• [Task objective]:
Emit the data below verbatim, stripping out any pictures.

• [Stored data]:
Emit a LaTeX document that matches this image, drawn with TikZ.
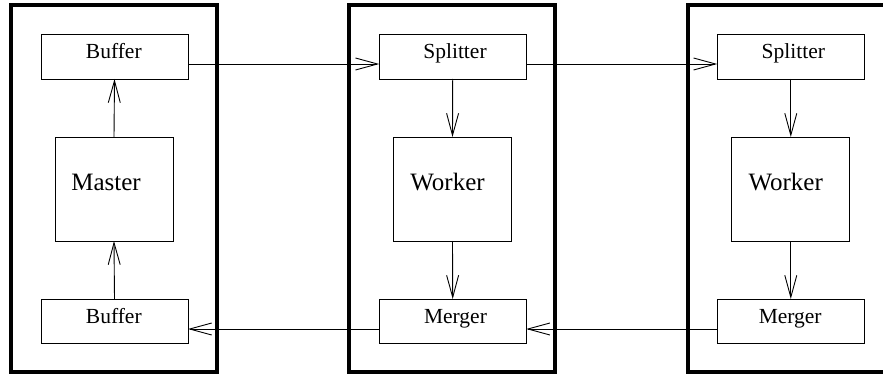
\documentclass[tikz,border=0pt]{standalone}
\usepackage{fontspec}
\setmainfont{Liberation Serif}
\newfontfamily\tms{Liberation Serif}
\usetikzlibrary{arrows.meta}
\begin{document}
\begin{tikzpicture}[x=1pt,y=-1pt,
  frame/.style={draw=black,line width=3.6pt},
  smallbox/.style={draw=black,line width=0.9pt,rectangle,inner sep=0pt,outer sep=0pt,minimum width=147pt,minimum height=45pt},
  bigbox/.style={draw=black,line width=0.9pt,rectangle,inner sep=0pt,outer sep=0pt,minimum width=118pt,minimum height=104pt},
  smalltxt/.style={anchor=base,inner sep=0pt,font=\tms\fontsize{21.5}{24}\selectfont},
  bigtxt/.style={anchor=base,inner sep=0pt,font=\tms\fontsize{25}{28}\selectfont},
  conn/.style={line width=0.9pt,-{Straight Barb[length=22pt,width=12pt,line width=0.9pt]}}
]
\useasboundingbox (0,0) rectangle (883,377);
\clip (0,0) rectangle (883,377);
% frames
\draw[frame] (11,5) rectangle (217,372);
\draw[frame] (349,5) rectangle (555,372);
\draw[frame] (688,5) rectangle (894,372);
% column 1
\node[smallbox] (b1) at (114.5,56.5) {};
\node[bigbox] (m) at (114,189) {};
\node[smallbox,minimum height=44pt] (b2) at (114.5,321) {};
% column 2
\node[smallbox] (s2) at (452.7,56.5) {};
\node[bigbox] (w2) at (452.5,189) {};
\node[smallbox,minimum height=44pt] (g2) at (452.7,321) {};
% column 3
\node[smallbox] (s3) at (790.8,56.5) {};
\node[bigbox] (w3) at (790.8,189) {};
\node[smallbox,minimum height=44pt] (g3) at (790.8,321) {};
% texts
\node[smalltxt] (tb1) at (113.8,58.3) {Buffer};
\node[bigtxt] (tm) at (106,190.7) {Master};
\node[smalltxt] (tb2) at (113.8,323) {Buffer};
\node[smalltxt] (ts2) at (455,58.3) {Splitter};
\node[bigtxt] (tw2) at (447.5,190.7) {Worker};
\node[smalltxt] (tg2) at (455.5,323.3) {Merger};
\node[smalltxt] (ts3) at (793.3,58.3) {Splitter};
\node[bigtxt] (tw3) at (785.7,190.7) {Worker};
\node[smalltxt] (tg3) at (790.2,323.3) {Merger};
% connectors
\draw[conn] (m.north) -- (b1.south);
\draw[conn] (b2.north) -- (m.south);
\draw[conn] (s2.south) -- (w2.north);
\draw[conn] (w2.south) -- (g2.north);
\draw[conn] (s3.south) -- (w3.north);
\draw[conn] (w3.south) -- (g3.north);
\draw[conn] ([yshift=-7.5pt]b1.east) -- ([yshift=-7.5pt]s2.west);
\draw[conn] ([yshift=-7.5pt]s2.east) -- ([yshift=-7.5pt]s3.west);
\draw[conn] ([yshift=-8pt]g3.west) -- ([yshift=-8pt]g2.east);
\draw[conn] ([yshift=-8pt]g2.west) -- ([yshift=-8pt]b2.east);
\end{tikzpicture}
\end{document}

• [Exercise response]:
Emit a LaTeX document that matches this image, drawn with TikZ.
\documentclass[tikz,border=0pt]{standalone}
\usepackage{fontspec}
\setmainfont{Liberation Serif}
\newfontfamily\tms{Liberation Serif}
\usetikzlibrary{arrows.meta}
\begin{document}
\begin{tikzpicture}[x=1pt,y=-1pt,
  frame/.style={draw=black,line width=3.6pt},
  smallbox/.style={draw=black,line width=0.9pt,rectangle,inner sep=0pt,outer sep=0pt,minimum width=147pt,minimum height=45pt},
  bigbox/.style={draw=black,line width=0.9pt,rectangle,inner sep=0pt,outer sep=0pt,minimum width=118pt,minimum height=104pt},
  smalltxt/.style={anchor=base,inner sep=0pt,font=\tms\fontsize{21.5}{24}\selectfont},
  bigtxt/.style={anchor=base,inner sep=0pt,font=\tms\fontsize{25}{28}\selectfont},
  conn/.style={line width=0.9pt,-{Straight Barb[length=22pt,width=12pt,line width=0.9pt]}}
]
\useasboundingbox (0,0) rectangle (883,377);
\clip (0,0) rectangle (883,377);
% frames
\draw[frame] (11,5) rectangle (217,372);
\draw[frame] (349,5) rectangle (555,372);
\draw[frame] (688,5) rectangle (894,372);
% column 1
\node[smallbox] (b1) at (114.5,56.5) {};
\node[bigbox] (m) at (114,189) {};
\node[smallbox,minimum height=44pt] (b2) at (114.5,321) {};
% column 2
\node[smallbox] (s2) at (452.7,56.5) {};
\node[bigbox] (w2) at (452.5,189) {};
\node[smallbox,minimum height=44pt] (g2) at (452.7,321) {};
% column 3
\node[smallbox] (s3) at (790.8,56.5) {};
\node[bigbox] (w3) at (790.8,189) {};
\node[smallbox,minimum height=44pt] (g3) at (790.8,321) {};
% texts
\node[smalltxt] (tb1) at (113.8,58.3) {Buffer};
\node[bigtxt] (tm) at (106,190.7) {Master};
\node[smalltxt] (tb2) at (113.8,323) {Buffer};
\node[smalltxt] (ts2) at (455,58.3) {Splitter};
\node[bigtxt] (tw2) at (447.5,190.7) {Worker};
\node[smalltxt] (tg2) at (455.5,323.3) {Merger};
\node[smalltxt] (ts3) at (793.3,58.3) {Splitter};
\node[bigtxt] (tw3) at (785.7,190.7) {Worker};
\node[smalltxt] (tg3) at (790.2,323.3) {Merger};
% connectors
\draw[conn] (m.north) -- (b1.south);
\draw[conn] (b2.north) -- (m.south);
\draw[conn] (s2.south) -- (w2.north);
\draw[conn] (w2.south) -- (g2.north);
\draw[conn] (s3.south) -- (w3.north);
\draw[conn] (w3.south) -- (g3.north);
\draw[conn] ([yshift=-7.5pt]b1.east) -- ([yshift=-7.5pt]s2.west);
\draw[conn] ([yshift=-7.5pt]s2.east) -- ([yshift=-7.5pt]s3.west);
\draw[conn] ([yshift=-8pt]g3.west) -- ([yshift=-8pt]g2.east);
\draw[conn] ([yshift=-8pt]g2.west) -- ([yshift=-8pt]b2.east);
\end{tikzpicture}
\end{document}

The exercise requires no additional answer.